Alcohol testing in a workplace raises a number of practical, legal and ethical issues.
Testing can only be effective if it’s part of a comprehensive alcohol focus. That focus must also include a clear alcohol policy and procedures, good communication and education, and access to counselling and/or treatment support services.
Importantly, there must be a clear explanation of the rationale and procedures for testing (such as in high-risk workplaces), what level of alcohol will trigger a positive or failed test, and what the consequences of that are.
How to test
If you plan to test, there must be clear procedures about how it’s done, paying particular attention to a staff member’s right to privacy and confidentiality.
Rigorous procedures must ensure a valid result, including how samples are collected, handled and analysed.
Alcohol testing may be the right choice in safety and security-sensitive industries. However, testing has important limitations and can have significant negative consequences in the workplace (on employee morale, for example).

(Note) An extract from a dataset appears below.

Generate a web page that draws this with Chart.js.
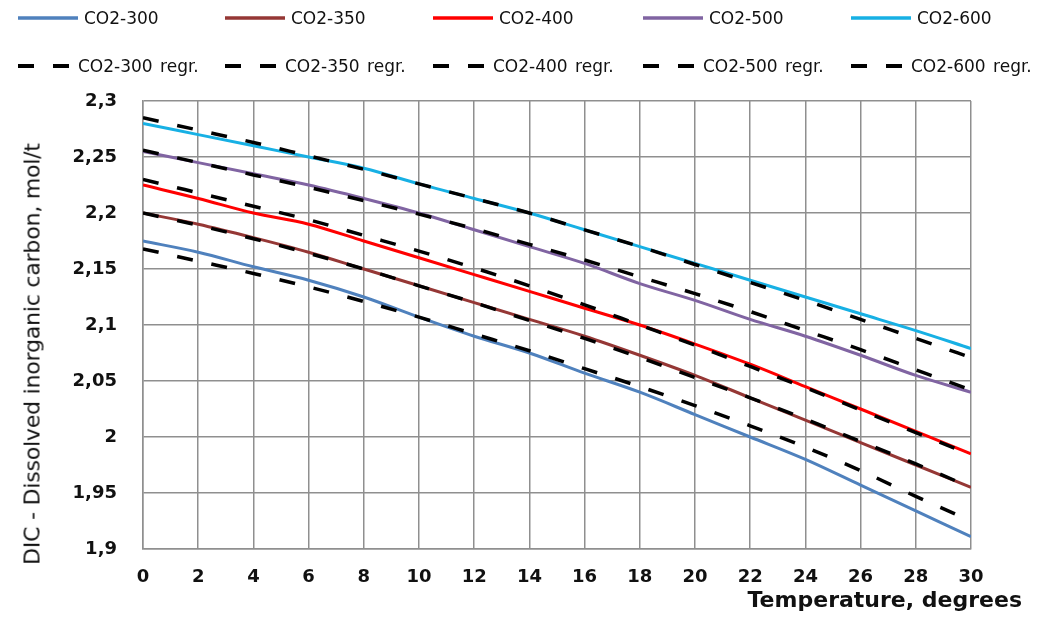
<!DOCTYPE html>
<html>
<head>
<meta charset="utf-8">
<script src="https://cdn.jsdelivr.net/npm/chart.js@4.4.1/dist/chart.umd.min.js"></script>
<style>
    body { margin: 0; background: #fff; }
    #wrap { position: relative; width: 1055px; height: 617px; font-family: "DejaVu Sans", sans-serif; }
    #chart { position: absolute; left: 0; top: 0; }
    .leg { position: absolute; height: 20px; display: flex; align-items: center; font-size: 17px; color: #111; white-space: nowrap; }
    .leg svg { margin-right: 6px; }
    .leg.r2 { word-spacing: 2px; }
    #ytitle { position: absolute; left: 32px; top: 354px; transform: translate(-50%, -50%) rotate(-90deg); font-size: 22px; letter-spacing: -0.2px; white-space: nowrap; color: #111; }
    #xtitle { position: absolute; right: 33px; top: 587px; font-size: 22px; font-weight: bold; color: #111; white-space: nowrap; }
</style>
</head>
<body>
<div id="wrap">
    <canvas id="chart" width="1055" height="617"></canvas>
    <div id="ytitle">DIC - Dissolved inorganic carbon, mol/t</div>
    <div id="xtitle">Temperature, degrees</div>
</div>
<script>
// Temperature steps (x) and DIC values
const temps = [0, 2, 4, 6, 8, 10, 12, 14, 16, 18, 20, 22, 24, 26, 28, 30];

const co2_300 = [2.175, 2.165, 2.152, 2.140, 2.125, 2.107, 2.090, 2.075, 2.057, 2.040, 2.020, 2.000, 1.980, 1.957, 1.934, 1.911];
const co2_350 = [2.200, 2.190, 2.178, 2.165, 2.150, 2.135, 2.120, 2.105, 2.090, 2.073, 2.055, 2.035, 2.015, 1.995, 1.975, 1.955];
const co2_400 = [2.225, 2.213, 2.200, 2.190, 2.175, 2.160, 2.145, 2.130, 2.115, 2.100, 2.083, 2.065, 2.045, 2.025, 2.005, 1.985];
const co2_500 = [2.255, 2.245, 2.235, 2.225, 2.213, 2.200, 2.185, 2.170, 2.155, 2.137, 2.122, 2.105, 2.090, 2.073, 2.055, 2.040];
const co2_600 = [2.280, 2.270, 2.260, 2.250, 2.240, 2.226, 2.213, 2.200, 2.185, 2.170, 2.155, 2.140, 2.125, 2.110, 2.095, 2.079];

const reg_300 = [2.168, 2.157, 2.146, 2.134, 2.121, 2.107, 2.092, 2.077, 2.061, 2.045, 2.028, 2.010, 1.991, 1.970, 1.947, 1.925];
const reg_350 = [2.200, 2.189, 2.177, 2.164, 2.150, 2.135, 2.120, 2.104, 2.088, 2.071, 2.053, 2.035, 2.016, 1.996, 1.976, 1.955];
const reg_400 = [2.230, 2.218, 2.206, 2.194, 2.180, 2.166, 2.151, 2.135, 2.118, 2.100, 2.082, 2.063, 2.044, 2.024, 2.004, 1.984];
const reg_500 = [2.256, 2.245, 2.234, 2.223, 2.211, 2.199, 2.186, 2.172, 2.158, 2.143, 2.128, 2.112, 2.095, 2.078, 2.060, 2.042];
const reg_600 = [2.285, 2.274, 2.263, 2.251, 2.239, 2.226, 2.213, 2.200, 2.185, 2.170, 2.154, 2.138, 2.122, 2.105, 2.088, 2.071];

const labels = ['CO2-300', 'CO2-350', 'CO2-400', 'CO2-500', 'CO2-600'];
const solidSeries = [co2_300, co2_350, co2_400, co2_500, co2_600];
const regrSeries = [reg_300, reg_350, reg_400, reg_500, reg_600];
const colors = ['#4f81bd', '#953735', '#ff0000', '#8064a2', '#17b0e4'];

const toPoints = arr => arr.map((v, i) => ({ x: temps[i], y: v }));

const datasets = [];
labels.forEach((name, i) => {
    datasets.push({
        label: name, data: toPoints(solidSeries[i]),
        borderColor: colors[i], borderWidth: 3, pointRadius: 0,
        cubicInterpolationMode: 'monotone', order: 1
    });
});
labels.forEach((name, i) => {
    datasets.push({
        label: name + ' regr.', data: toPoints(regrSeries[i]),
        borderColor: '#000', borderWidth: 3.5, borderDash: [16, 19], pointRadius: 0,
        cubicInterpolationMode: 'monotone', order: 0
    });
});

const gridColor = '#8f8f8f';
const tickFont = { family: 'DejaVu Sans', size: 18, weight: 'bold' };

new Chart(document.getElementById('chart'), {
    type: 'line',
    data: { datasets },
    options: {
        responsive: false,
        animation: false,
        layout: { padding: { top: 101, right: 84, left: 0, bottom: 0 } },
        plugins: { legend: { display: false }, tooltip: { enabled: false } },
        scales: {
            x: {
                type: 'linear', min: 0, max: 30,
                ticks: { stepSize: 2, color: '#111', font: tickFont, padding: 18, maxRotation: 0 },
                grid: { color: gridColor, lineWidth: 1.5, drawTicks: false },
                border: { color: gridColor, width: 1.5 },
                afterFit: s => { s.height = 68; }
            },
            y: {
                min: 1.9, max: 2.3,
                ticks: {
                    stepSize: 0.05, color: '#111', font: tickFont, padding: 26,
                    callback: v => String(Math.round(v * 100) / 100).replace('.', ',')
                },
                grid: { color: gridColor, lineWidth: 1.5, drawTicks: false },
                border: { color: gridColor, width: 1.5 },
                afterFit: s => { s.width = 143; }
            }
        }
    }
});

// HTML legend: two rows of five columns
const wrap = document.getElementById('wrap');
const colX = [18, 225, 433, 643, 851];
labels.forEach((name, i) => {
    const a = document.createElement('div');
    a.className = 'leg';
    a.style.left = colX[i] + 'px';
    a.style.top = '8px';
    a.innerHTML = `<svg width="60" height="6"><line x1="0" y1="3" x2="60" y2="3" stroke="${colors[i]}" stroke-width="3.5"/></svg>${name}`;
    wrap.appendChild(a);

    const b = document.createElement('div');
    b.className = 'leg r2';
    b.style.left = colX[i] + 'px';
    b.style.top = '56px';
    b.innerHTML = `<svg width="54" height="6"><line x1="0" y1="3" x2="54" y2="3" stroke="#000" stroke-width="4" stroke-dasharray="16 19"/></svg>${name} regr.`;
    wrap.appendChild(b);
});
</script>
</body>
</html>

Testing can include random testing and testing for cause following an incident or ‘near miss’, to see if alcohol consumption is creating a safety or productivity risk.
The effectiveness of testing is limited because it assesses current alcohol levels only and can’t detect other alcohol-related risks, such as a hangover and fatigue.
Testing should never be the only means of reducing alcohol-related harm. It must be just one measure incorporated into a broader whole-of-workplace approach that takes in the workplace culture.
The standard initial workplace test for alcohol impairment is breath-testing. This can be done in the workplace using an approved testing device that meets the Australian Standard: AS 3547-1997 Breath Alcohol Testing Devices for Personal Use.
However, organisations usually prefer to use an external agency to carry out testing for them.